To my surprise my half page option was assigned from my acquaintance, the Nevada State Mine Inspector, to another company with a name something like Basic Industries, Inc. and was then sold to Hughes Tool Company which exercised my option and offered the full cash price, a virtual fortune in 1968. There was a kicker, as it turned out, when I insisted that there be an escrow stating how much money I was getting and how much money everyone else was getting. I told my lawyer at the time, Edward C. Reed, Jr., that I thought something was wrong with this as the option I gave was only a couple of weeks old, but he told me I had to go ahead with the deal, and if I didn't, would be subject to being sued for damages.

Although I never met Howard Hughes, I wonder if anyone did after that. I think he was bottled up in drugs or dementia or something and this was just a way of draining cash out of his company, but that is merely an opinion of mine.

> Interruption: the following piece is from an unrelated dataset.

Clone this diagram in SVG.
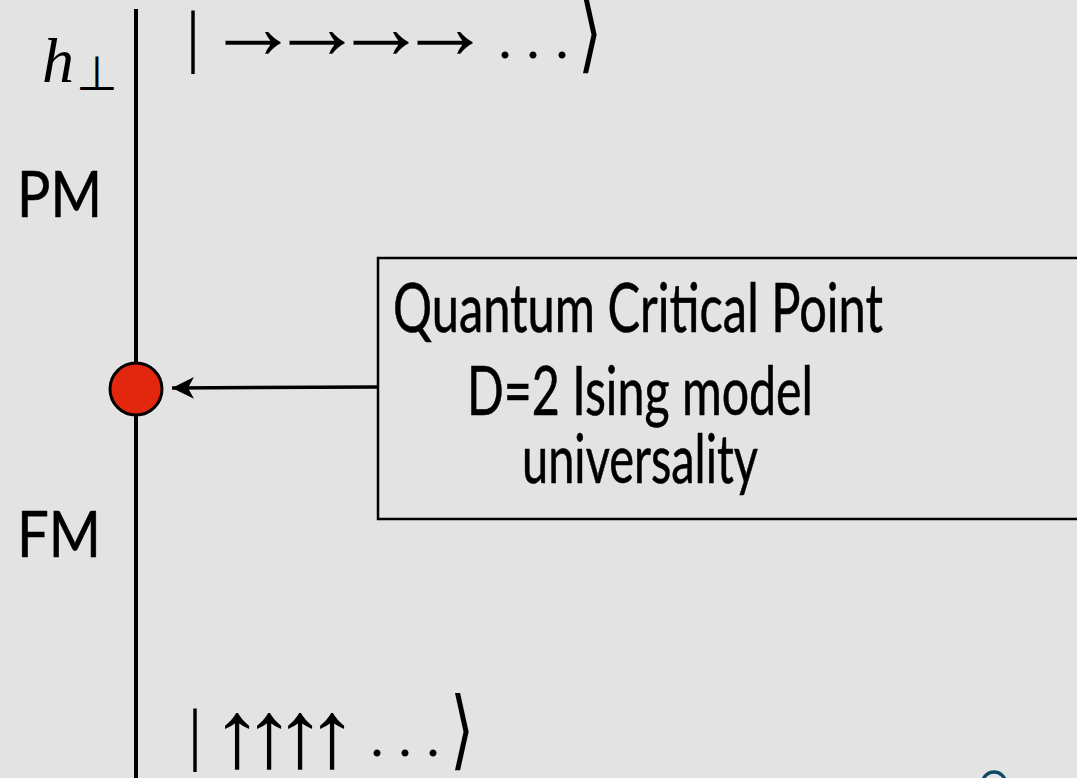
<svg xmlns="http://www.w3.org/2000/svg" width="1077" height="778" viewBox="0 0 1077 778">
<style>
.sans{font-family:"Lato","Open Sans","DejaVu Sans",sans-serif;fill:#000}
.heavy{stroke:#000;stroke-width:0.6}
.math{font-family:"Liberation Serif","DejaVu Serif",serif;fill:#000}
.sym{font-family:"DejaVu Sans",sans-serif;fill:#000}
.ra{font-family:"Liberation Serif","DejaVu Serif",serif;fill:#000;font-size:60px;text-anchor:middle}
.ua{font-family:"Liberation Serif","DejaVu Serif",serif;fill:#000;font-size:64px;text-anchor:middle}
.box{fill:none;stroke:#000;stroke-width:2.5}
.conn{stroke:#000;stroke-width:3.5;fill:none}
</style>
<defs>
<marker id="ah" markerUnits="userSpaceOnUse" markerWidth="26" markerHeight="26" refX="22" refY="11" orient="auto">
<path d="M0,0 L22,11 L0,22 L6,11 z" fill="#000"/>
</marker>
</defs>
<rect x="0" y="0" width="1077" height="778" fill="#e3e3e3"/>
<g id="axis">
<line x1="136" y1="9" x2="136" y2="778" stroke="#000" stroke-width="4"/>
</g>
<g id="labels">
<text class="math" x="42" y="82" font-size="64" font-style="italic">h</text>
<text class="sym" x="97" y="90" font-size="48" text-anchor="middle">⊥</text>
<text class="sans heavy" x="17" y="217" font-size="64" textLength="85" lengthAdjust="spacingAndGlyphs">PM</text>
<text class="sans heavy" x="17" y="557" font-size="64" textLength="84" lengthAdjust="spacingAndGlyphs">FM</text>
</g>
<g id="ket-top">
<text class="math" x="193" y="59" font-size="70" text-anchor="middle">|</text>
<text class="ra" y="10.6" transform="translate(253,42) scale(1.55,1.55)">→</text>
<text class="ra" y="10.6" transform="translate(317,42) scale(1.55,1.55)">→</text>
<text class="ra" y="10.6" transform="translate(381,42) scale(1.55,1.55)">→</text>
<text class="ra" y="10.6" transform="translate(445,42) scale(1.55,1.55)">→</text>
<text class="math" y="58" font-size="60" text-anchor="middle"><tspan x="505">.</tspan><tspan x="533">.</tspan><tspan x="562">.</tspan></text>
<text class="sym" x="590" y="44" font-size="62" text-anchor="middle" transform="scale(1,1.4)">⟩</text>
</g>
<g id="ket-bottom">
<text class="math" x="195" y="757" font-size="70" text-anchor="middle">|</text>
<text class="ua" transform="translate(237,767) scale(1.6,1.5)">↑</text>
<text class="ua" transform="translate(269,767) scale(1.6,1.5)">↑</text>
<text class="ua" transform="translate(300,767) scale(1.6,1.5)">↑</text>
<text class="ua" transform="translate(332,767) scale(1.6,1.5)">↑</text>
<text class="math" y="756" font-size="60" text-anchor="middle"><tspan x="377">.</tspan><tspan x="405">.</tspan><tspan x="433">.</tspan></text>
<text class="sym" x="462" y="542.5" font-size="62" text-anchor="middle" transform="scale(1,1.4)">⟩</text>
</g>
<g id="qcp">
<circle cx="136" cy="389" r="26" fill="#e3260e" stroke="#000" stroke-width="3"/>
</g>
<g id="box">
<rect class="box" x="378" y="258" width="720" height="261"/>
<text class="sans heavy" x="638" y="332" font-size="68" text-anchor="middle" textLength="490" lengthAdjust="spacingAndGlyphs">Quantum Critical Point</text>
<text class="sans heavy" x="640" y="415" font-size="68" text-anchor="middle" textLength="346" lengthAdjust="spacingAndGlyphs">D=2 Ising model</text>
<text class="sans heavy" x="640" y="483" font-size="68" text-anchor="middle" textLength="236" lengthAdjust="spacingAndGlyphs">universality</text>
</g>
<g id="connectors">
<line class="conn" x1="379" y1="387" x2="172" y2="388" marker-end="url(#ah)"/>
</g>
<g id="logo">
<path d="M983,782 A11,10 0 0 1 1005,782" fill="none" stroke="#0d4a66" stroke-width="3.5"/>
</g>
</svg>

Regardless of my desire not to complete the deal, I got enough cash to go to Reno and buy an old 1939 estate that was for sale on the Washoe County Golf Course, consisting of an acre of lawn, six garages, a shop, tool sheds, a 6,000 square foot house, and a lower back yard as large as the lawns. In 1968, this included a private gate onto the golf course.

Since retiring, I have published five novels and written several more manuscripts, soon to emerge.